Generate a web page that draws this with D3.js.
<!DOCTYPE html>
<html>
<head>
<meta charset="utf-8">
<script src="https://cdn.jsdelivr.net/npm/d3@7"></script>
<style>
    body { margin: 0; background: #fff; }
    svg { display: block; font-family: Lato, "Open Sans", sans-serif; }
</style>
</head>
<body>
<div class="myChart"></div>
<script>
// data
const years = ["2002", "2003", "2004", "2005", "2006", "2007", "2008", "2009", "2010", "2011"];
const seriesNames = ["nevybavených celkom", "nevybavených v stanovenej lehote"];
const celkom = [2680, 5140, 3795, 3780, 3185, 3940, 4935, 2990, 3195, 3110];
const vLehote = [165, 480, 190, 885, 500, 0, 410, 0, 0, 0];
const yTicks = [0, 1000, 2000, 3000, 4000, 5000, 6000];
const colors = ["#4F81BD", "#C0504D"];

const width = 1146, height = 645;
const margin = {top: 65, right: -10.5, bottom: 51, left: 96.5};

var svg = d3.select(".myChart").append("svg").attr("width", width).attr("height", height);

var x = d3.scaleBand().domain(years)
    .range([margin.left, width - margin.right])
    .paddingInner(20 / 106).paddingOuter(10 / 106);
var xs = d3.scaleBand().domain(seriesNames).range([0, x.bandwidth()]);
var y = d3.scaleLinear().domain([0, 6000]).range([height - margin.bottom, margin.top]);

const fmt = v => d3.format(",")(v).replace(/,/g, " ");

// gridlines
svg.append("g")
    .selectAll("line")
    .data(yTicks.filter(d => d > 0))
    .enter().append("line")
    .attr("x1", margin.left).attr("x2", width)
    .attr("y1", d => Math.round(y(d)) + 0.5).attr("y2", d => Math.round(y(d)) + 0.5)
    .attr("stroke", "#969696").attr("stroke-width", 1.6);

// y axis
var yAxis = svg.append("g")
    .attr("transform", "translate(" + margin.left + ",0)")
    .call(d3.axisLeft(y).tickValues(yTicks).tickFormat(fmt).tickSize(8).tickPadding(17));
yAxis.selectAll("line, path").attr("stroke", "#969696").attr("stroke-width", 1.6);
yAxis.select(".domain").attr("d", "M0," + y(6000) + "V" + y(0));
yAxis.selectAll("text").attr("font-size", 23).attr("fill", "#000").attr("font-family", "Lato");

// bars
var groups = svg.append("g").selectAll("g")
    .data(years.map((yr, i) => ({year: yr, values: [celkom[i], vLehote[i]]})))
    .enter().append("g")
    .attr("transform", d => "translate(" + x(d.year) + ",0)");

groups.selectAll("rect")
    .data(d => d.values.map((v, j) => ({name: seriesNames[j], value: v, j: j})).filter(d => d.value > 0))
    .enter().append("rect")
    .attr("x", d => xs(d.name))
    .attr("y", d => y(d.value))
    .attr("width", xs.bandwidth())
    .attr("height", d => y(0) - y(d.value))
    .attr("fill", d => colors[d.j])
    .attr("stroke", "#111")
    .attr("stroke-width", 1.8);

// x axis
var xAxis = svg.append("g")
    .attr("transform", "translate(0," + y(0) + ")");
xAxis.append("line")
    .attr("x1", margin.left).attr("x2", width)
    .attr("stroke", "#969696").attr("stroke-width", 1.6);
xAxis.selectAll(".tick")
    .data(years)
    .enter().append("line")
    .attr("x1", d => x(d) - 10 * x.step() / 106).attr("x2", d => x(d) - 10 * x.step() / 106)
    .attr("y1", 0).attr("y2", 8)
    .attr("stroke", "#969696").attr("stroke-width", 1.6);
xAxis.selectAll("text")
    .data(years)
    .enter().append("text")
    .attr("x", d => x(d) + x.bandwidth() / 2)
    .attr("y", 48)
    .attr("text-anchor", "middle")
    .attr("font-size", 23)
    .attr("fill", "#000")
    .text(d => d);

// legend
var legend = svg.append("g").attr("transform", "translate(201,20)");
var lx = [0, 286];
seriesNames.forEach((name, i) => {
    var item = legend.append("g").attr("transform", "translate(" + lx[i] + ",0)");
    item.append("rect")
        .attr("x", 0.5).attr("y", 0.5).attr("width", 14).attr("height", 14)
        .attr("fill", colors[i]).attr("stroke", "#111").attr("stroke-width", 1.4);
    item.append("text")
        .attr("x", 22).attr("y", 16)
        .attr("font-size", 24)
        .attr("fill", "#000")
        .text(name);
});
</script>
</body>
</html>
* * * *
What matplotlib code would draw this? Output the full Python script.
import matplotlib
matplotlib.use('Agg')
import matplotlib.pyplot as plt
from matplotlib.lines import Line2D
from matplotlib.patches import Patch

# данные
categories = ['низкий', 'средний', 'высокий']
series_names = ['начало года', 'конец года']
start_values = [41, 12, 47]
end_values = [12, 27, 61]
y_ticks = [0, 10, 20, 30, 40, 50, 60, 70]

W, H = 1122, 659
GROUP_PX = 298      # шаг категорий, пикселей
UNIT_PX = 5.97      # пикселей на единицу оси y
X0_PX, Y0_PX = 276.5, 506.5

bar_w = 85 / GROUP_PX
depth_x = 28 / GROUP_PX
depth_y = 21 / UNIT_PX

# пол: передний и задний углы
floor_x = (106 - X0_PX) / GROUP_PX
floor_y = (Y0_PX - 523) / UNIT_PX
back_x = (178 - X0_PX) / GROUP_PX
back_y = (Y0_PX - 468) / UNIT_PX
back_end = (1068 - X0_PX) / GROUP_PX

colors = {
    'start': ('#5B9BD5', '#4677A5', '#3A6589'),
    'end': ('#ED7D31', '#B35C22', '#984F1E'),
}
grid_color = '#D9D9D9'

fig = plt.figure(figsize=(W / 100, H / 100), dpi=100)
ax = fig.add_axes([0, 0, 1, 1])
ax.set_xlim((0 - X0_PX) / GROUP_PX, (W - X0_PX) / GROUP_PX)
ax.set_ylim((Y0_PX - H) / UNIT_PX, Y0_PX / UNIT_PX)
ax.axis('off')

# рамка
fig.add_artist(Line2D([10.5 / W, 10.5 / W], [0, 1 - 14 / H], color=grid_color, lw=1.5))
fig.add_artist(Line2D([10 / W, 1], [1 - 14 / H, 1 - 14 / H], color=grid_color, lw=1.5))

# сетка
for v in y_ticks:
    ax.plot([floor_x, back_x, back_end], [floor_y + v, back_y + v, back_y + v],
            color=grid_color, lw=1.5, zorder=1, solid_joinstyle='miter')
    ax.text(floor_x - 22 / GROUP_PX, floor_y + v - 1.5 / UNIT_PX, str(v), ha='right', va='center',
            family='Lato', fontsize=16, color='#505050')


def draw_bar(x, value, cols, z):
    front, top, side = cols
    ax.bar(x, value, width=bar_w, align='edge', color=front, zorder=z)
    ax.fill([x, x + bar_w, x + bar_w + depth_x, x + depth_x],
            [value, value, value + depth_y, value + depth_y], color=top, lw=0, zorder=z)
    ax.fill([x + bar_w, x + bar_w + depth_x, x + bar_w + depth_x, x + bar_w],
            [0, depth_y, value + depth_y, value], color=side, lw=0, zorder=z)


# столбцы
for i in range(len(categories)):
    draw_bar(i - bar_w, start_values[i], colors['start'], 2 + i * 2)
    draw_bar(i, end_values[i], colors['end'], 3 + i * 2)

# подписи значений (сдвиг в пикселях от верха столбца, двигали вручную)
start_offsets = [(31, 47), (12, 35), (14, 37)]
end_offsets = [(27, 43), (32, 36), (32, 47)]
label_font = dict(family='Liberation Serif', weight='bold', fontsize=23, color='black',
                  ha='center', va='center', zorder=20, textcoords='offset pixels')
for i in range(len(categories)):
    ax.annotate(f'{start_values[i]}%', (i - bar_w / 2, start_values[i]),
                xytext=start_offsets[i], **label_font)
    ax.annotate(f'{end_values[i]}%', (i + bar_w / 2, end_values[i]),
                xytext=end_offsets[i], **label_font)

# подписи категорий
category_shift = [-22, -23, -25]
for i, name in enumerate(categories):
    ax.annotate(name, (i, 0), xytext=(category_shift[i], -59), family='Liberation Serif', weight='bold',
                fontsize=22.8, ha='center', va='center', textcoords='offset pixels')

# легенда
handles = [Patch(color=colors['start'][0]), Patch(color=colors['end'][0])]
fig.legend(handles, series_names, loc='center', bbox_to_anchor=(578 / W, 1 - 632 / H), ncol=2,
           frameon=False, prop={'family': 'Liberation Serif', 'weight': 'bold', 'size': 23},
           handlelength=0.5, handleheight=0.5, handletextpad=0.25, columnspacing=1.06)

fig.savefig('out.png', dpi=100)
* * * *
◆ What is required:
Of the lines above, retype only those from the line containing "What matplotlib code" through the line containing "back_end = (1068 - X0_PX) / GROUP_PX", including both, exactly.

◆ Answer:
What matplotlib code would draw this? Output the full Python script.
import matplotlib
matplotlib.use('Agg')
import matplotlib.pyplot as plt
from matplotlib.lines import Line2D
from matplotlib.patches import Patch

# данные
categories = ['низкий', 'средний', 'высокий']
series_names = ['начало года', 'конец года']
start_values = [41, 12, 47]
end_values = [12, 27, 61]
y_ticks = [0, 10, 20, 30, 40, 50, 60, 70]

W, H = 1122, 659
GROUP_PX = 298      # шаг категорий, пикселей
UNIT_PX = 5.97      # пикселей на единицу оси y
X0_PX, Y0_PX = 276.5, 506.5

bar_w = 85 / GROUP_PX
depth_x = 28 / GROUP_PX
depth_y = 21 / UNIT_PX

# пол: передний и задний углы
floor_x = (106 - X0_PX) / GROUP_PX
floor_y = (Y0_PX - 523) / UNIT_PX
back_x = (178 - X0_PX) / GROUP_PX
back_y = (Y0_PX - 468) / UNIT_PX
back_end = (1068 - X0_PX) / GROUP_PX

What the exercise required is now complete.